Au micro de France Info ce jeudi 24 août, elle indique qu’il existe « plein de lieux de rencontres pour les ados et les enfants entre eux et pour d’éventuels adultes qui se font passer pour des ados, les messageries TikTok, Snapchat, Instagram ». Pour autant, il n’est pas question selon elle d’interdire, « parce qu’on sait très bien que ça conduira les enfants, les ados et les adultes à aller sur d’autres sites ». Sa proposition est de « règlementer » ces usages.
Selon la Commission nationale de l’informatique et des libertés (CNIL), les mineurs représentaient en 2021 un tiers des utilisateurs d’internet et 40% des nouveaux internautes. Elle pointe également la responsabilité des parents : 82 % des enfants de 10 à 14 ans indiquent aller régulièrement sur Internet sans leurs parents, contre 95 % pour les 15-17 ans.

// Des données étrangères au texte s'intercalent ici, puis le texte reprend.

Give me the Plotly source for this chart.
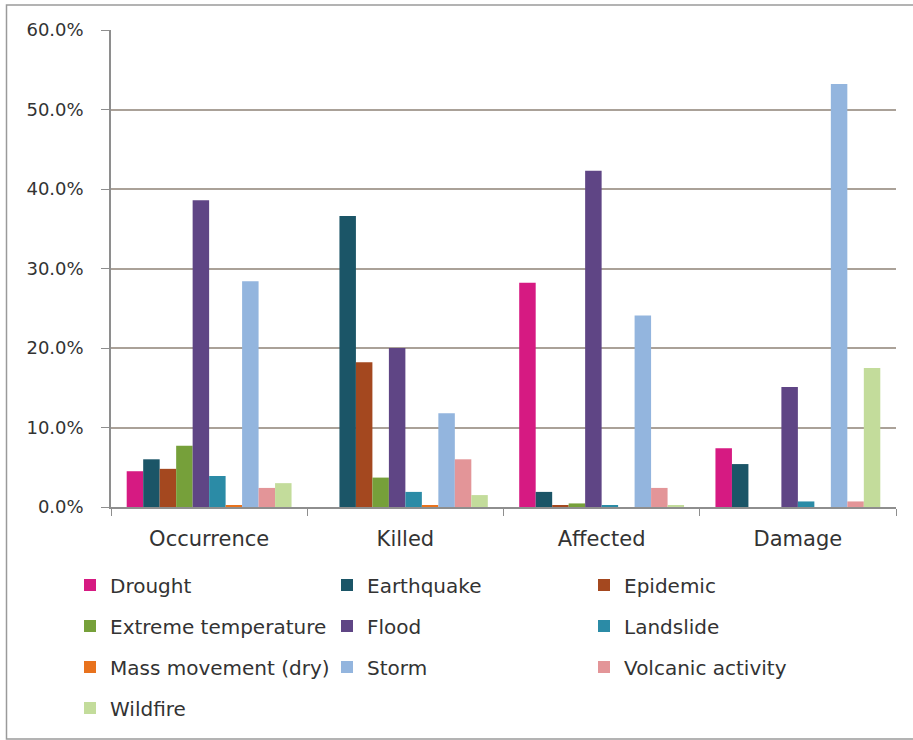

En moyenne, 70 % des enfants de tout âge indiquent regarder seuls des vidéos sur des Internet, un chiffre minimisé par les parents qui ne sont que 46% à surveiller l’activité en ligne de leurs enfants.

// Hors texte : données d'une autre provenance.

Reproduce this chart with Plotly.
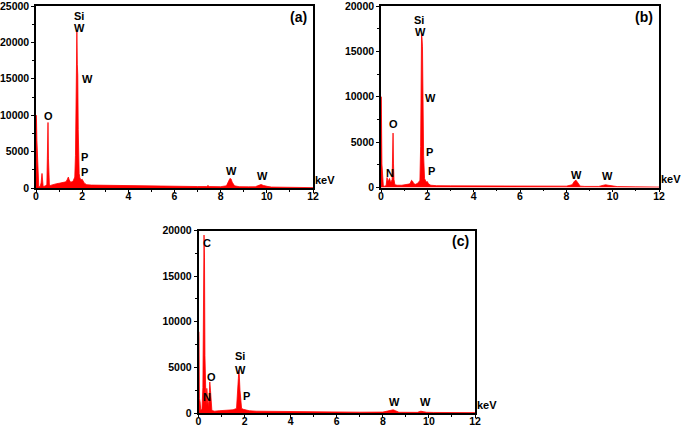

En complément, l’association Point de Contact, pourvoyeur de signalements auprès des autorités, indique : en 2019, 11. 268 URLs, soit 75% des contenus illégaux qualifiés par Point de Contact, revêtaient un caractère pédopornographique, une URL pouvant contenir d’une à plusieurs centaines d’images et/ou de vidéos. Quatre victimes sur cinq étaient des enfants de moins de 13 ans. Enfin, INHOPE (association de protection de l'enfance, au niveau mondial) classe la France au deuxième rang des pays hébergeurs de contenus à caractère pédopornographique au plan européen et au troisième rang mondial, derrière les Etats-Unis.